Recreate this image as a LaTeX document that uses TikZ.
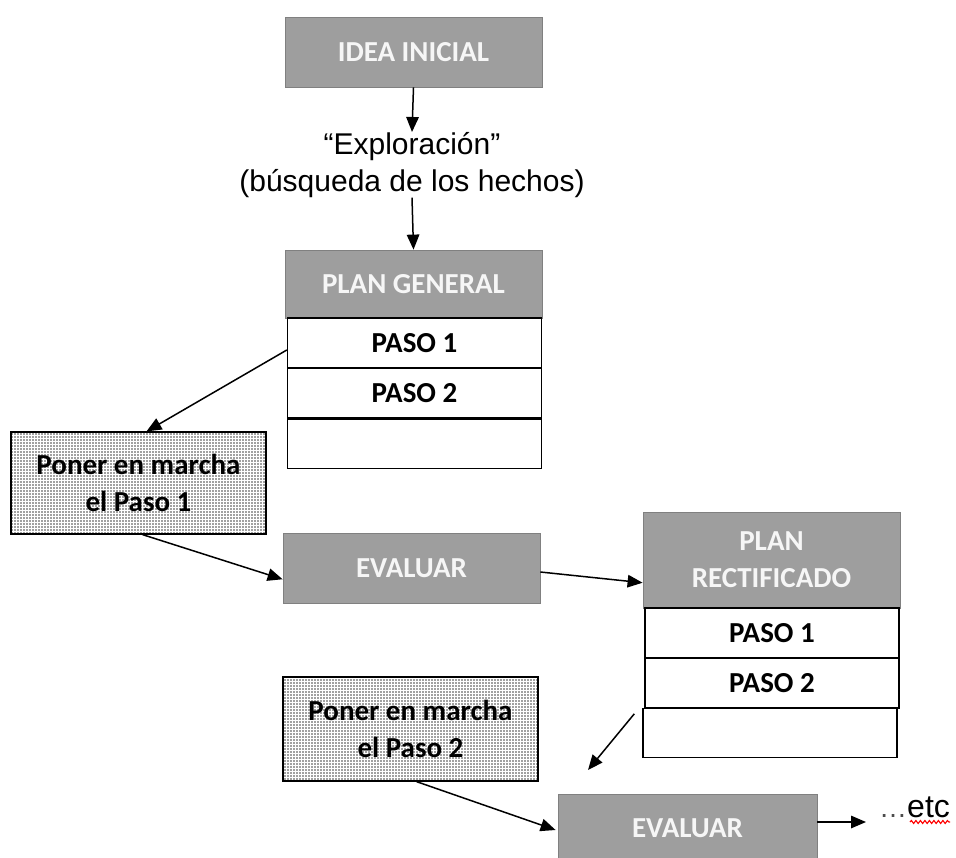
\documentclass[tikz,border=0pt]{standalone}
\usepackage{fontspec}
\setmainfont{Liberation Sans}
\newfontfamily\calibri{Carlito}
\usetikzlibrary{arrows.meta,patterns.meta,decorations.pathmorphing}
\definecolor{boxgray}{RGB}{158,158,158}
\definecolor{boxedge}{RGB}{128,128,128}
\definecolor{boxtext}{RGB}{246,246,246}
\begin{document}
\begin{tikzpicture}[x=1pt,y=-1pt,
	boxfont/.style={font=\calibri\bfseries\fontsize{29}{37}\selectfont, align=center, inner sep=0pt},
	headbox/.style={boxfont, draw=boxedge, line width=0.8pt, fill=boxgray, text=boxtext, minimum width=257pt},
	rowbox/.style={boxfont, draw=black, line width=1.4pt, fill=white, minimum width=254pt, minimum height=50pt},
	dotbox/.style={boxfont, draw=black, line width=1.2pt, pattern={Dots[radius=0.8pt,distance=3pt]}, pattern color=black!75, minimum width=255pt},
	arr/.style={line width=1.5pt, -{Triangle[length=15pt,width=12.5pt]}}]
	% Frame
	\useasboundingbox (0,0) rectangle (956,857);
	\clip (0,0) rectangle (956,857);
	% Start
	\node [headbox, minimum height=70pt] (idea) at (413.5,52) {IDEA INICIAL};
	\node [font=\fontsize{30}{37}\selectfont, align=center, inner sep=0pt, anchor=north] (explo) at (412,132) {“Exploración”\\(búsqueda de los hechos)};
	% Plan general
	\node [headbox, minimum height=68pt] (pg) at (413.5,284) {PLAN GENERAL};
		\node [rowbox] (pg1) at (414.5,343) {PASO 1};
		\node [rowbox] (pg2) at (414.5,393) {PASO 2};
		\node [rowbox, minimum height=49pt] (pge) at (414.5,444) {};
	% First step
	\node [dotbox, minimum height=102pt] (pon1) at (138.5,483) {Poner en marcha\\el Paso 1};
	\node [headbox, minimum height=70pt] (ev1) at (411.5,568) {EVALUAR};
	% Plan rectificado
	\node [headbox, minimum height=96pt] (rh) at (771.5,560) {PLAN\\RECTIFICADO};
		\node [rowbox] (r1) at (772,633) {PASO 1};
		\node [rowbox] (r2) at (772,683) {PASO 2};
		\node [rowbox, minimum height=49pt] (re) at (770,733) {};
	% Second step
	\node [dotbox, minimum height=104pt] (pon2) at (410.5,729) {Poner en marcha\\el Paso 2};
	\node [headbox, minimum width=259pt, minimum height=68pt] (ev2) at (687.5,828) {EVALUAR};
	\node [font=\fontsize{32}{36}\selectfont, inner sep=0pt, anchor=base west] (etc) at (879,817) {\textcolor{black!70}{\fontsize{28}{36}\selectfont …}etc};
		\draw [red, line width=1.1pt, decorate, decoration={snake,amplitude=1.5pt,segment length=4.5pt}] ([xshift=31pt,yshift=-5pt]etc.base west) -- ([yshift=-5pt]etc.base east);
	\coordinate (gap) at (588,770);
	% Arrows
	\draw [arr] (idea.south) -- (explo.north);
	\draw [arr] (explo.south) -- (pg.north);
	\draw [arr] ([yshift=-7pt]pg1.west) -- ([xshift=8pt]pon1.north);
	\draw [arr] ([xshift=4pt]pon1.south) -- (ev1.185);
	\draw [arr] ([yshift=-4pt]ev1.east) -- (rh.190);
	\draw [arr] ([xshift=-8pt,yshift=-6pt]re.north west) -- (gap);
	\draw [arr] ([xshift=6pt]pon2.south) -- ([xshift=-2pt,yshift=-2pt]ev2.west);
	\draw [arr, shorten >=13pt] ([yshift=6pt]ev2.east) -- ([yshift=6pt]ev2.east -| etc.west);
\end{tikzpicture}
\end{document}
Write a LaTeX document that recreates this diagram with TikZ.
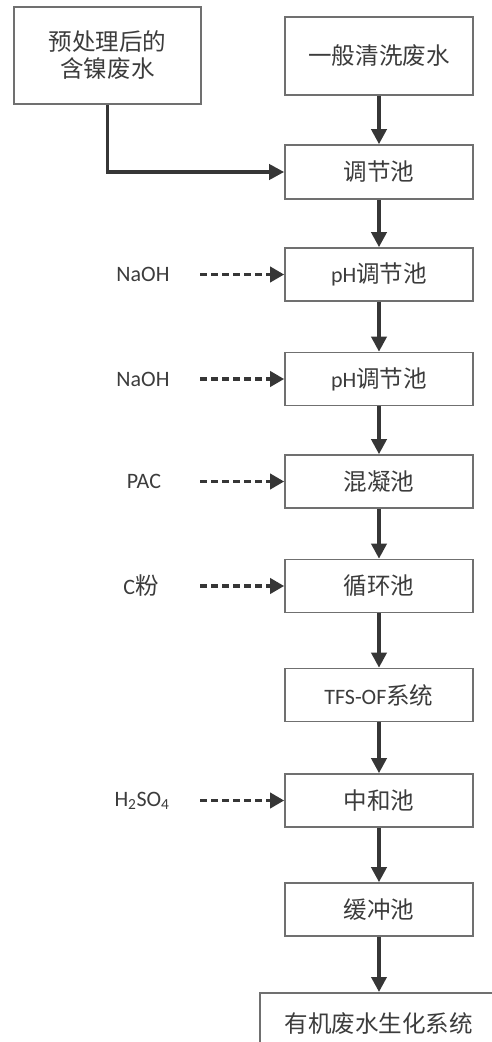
\documentclass[tikz,border=0pt]{standalone}
\usepackage{fontspec}
\setmainfont{Carlito}
\newfontfamily\cjk[Scale=1.07]{Noto Sans CJK SC}
\usetikzlibrary{arrows.meta}
\definecolor{boxgray}{HTML}{707070}
\definecolor{txtgray}{HTML}{3C3C3C}
\definecolor{flowgray}{HTML}{363636}
\tikzset{
  stage/.style={draw=boxgray, line width=1.6pt, fill=white, minimum width=188pt,
    minimum height=53pt, inner sep=0pt, text=txtgray, align=center,
    font=\fontsize{22pt}{27pt}\selectfont},
  chem/.style={text=txtgray, inner sep=0pt, font=\fontsize{22pt}{27pt}\selectfont},
  flow/.style={draw=flowgray, line width=3.6pt,
    -{Triangle[length=15pt,width=15pt]}},
  dose/.style={draw=flowgray, line width=3.8pt, dash pattern=on 7pt off 4pt,
    -{Triangle[length=14pt,width=15pt]}}
}
\begin{document}
\begin{tikzpicture}[x=1pt,y=-1pt]
\useasboundingbox (0,0) rectangle (492,1042);
\clip (0,0) rectangle (492,1042);

% sources
\node[stage, minimum width=187pt, minimum height=97pt] (pre) at (107.5,55.5)
  {{\cjk 预处理后的}\\{\cjk 含镍废水}};
\node[stage, minimum height=78pt] (gen) at (379,56) {\cjk 一般清洗废水};

% treatment line
\node[stage, minimum height=54pt] (eq)  at (379,172) {\cjk 调节池};
\node[stage] (ph1) at (379,274.5) {pH{\cjk 调节池}};
\node[stage] (ph2) at (379,379)   {pH{\cjk 调节池}};
\node[stage] (coa) at (379,481.5) {\cjk 混凝池};
\node[stage] (cyc) at (379,586)   {\cjk 循环池};
\node[stage] (tfs) at (379,695)   {TFS-OF{\cjk 系统}};
\node[stage] (neu) at (379,800.5) {\cjk 中和池};
\node[stage] (buf) at (379,909.5) {\cjk 缓冲池};
\node[stage, minimum width=238pt, minimum height=62pt, anchor=north west]
  (bio) at (259,992) {\cjk 有机废水生化系统};

% dosing chemicals
\node[chem] (c1) at (143,274.5) {NaOH};
\node[chem] (c2) at (143,379)   {NaOH};
\node[chem] (c3) at (144,481.5) {PAC};
\node[chem] (c4) at (141,586)   {C{\cjk 粉}};
\node[chem] (c5) at (142,800.5) {H\textsubscript{2}SO\textsubscript{4}};

% main flow
\draw[flow] (pre.south) |- (eq.west);
\draw[flow] (gen) -- (eq);
\draw[flow] (eq) -- (ph1);
\draw[flow] (ph1) -- (ph2);
\draw[flow] (ph2) -- (coa);
\draw[flow] (coa) -- (cyc);
\draw[flow] (cyc) -- (tfs);
\draw[flow] (tfs) -- (neu);
\draw[flow] (neu) -- (buf);
\draw[flow] (buf.south) -- (buf.south |- bio.north);

% dosing lines start on a common left column
\coordinate (dx) at (200,0);
\foreach \t in {ph1, ph2, coa, cyc, neu}
  \draw[dose] (\t.west -| dx) -- (\t.west);
\end{tikzpicture}
\end{document}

• [Exercise details]: Locate the word "LaTeX" in the data above. Copy every line carrying it.

• [Solved exercise]:
Recreate this image as a LaTeX document that uses TikZ.
Write a LaTeX document that recreates this diagram with TikZ.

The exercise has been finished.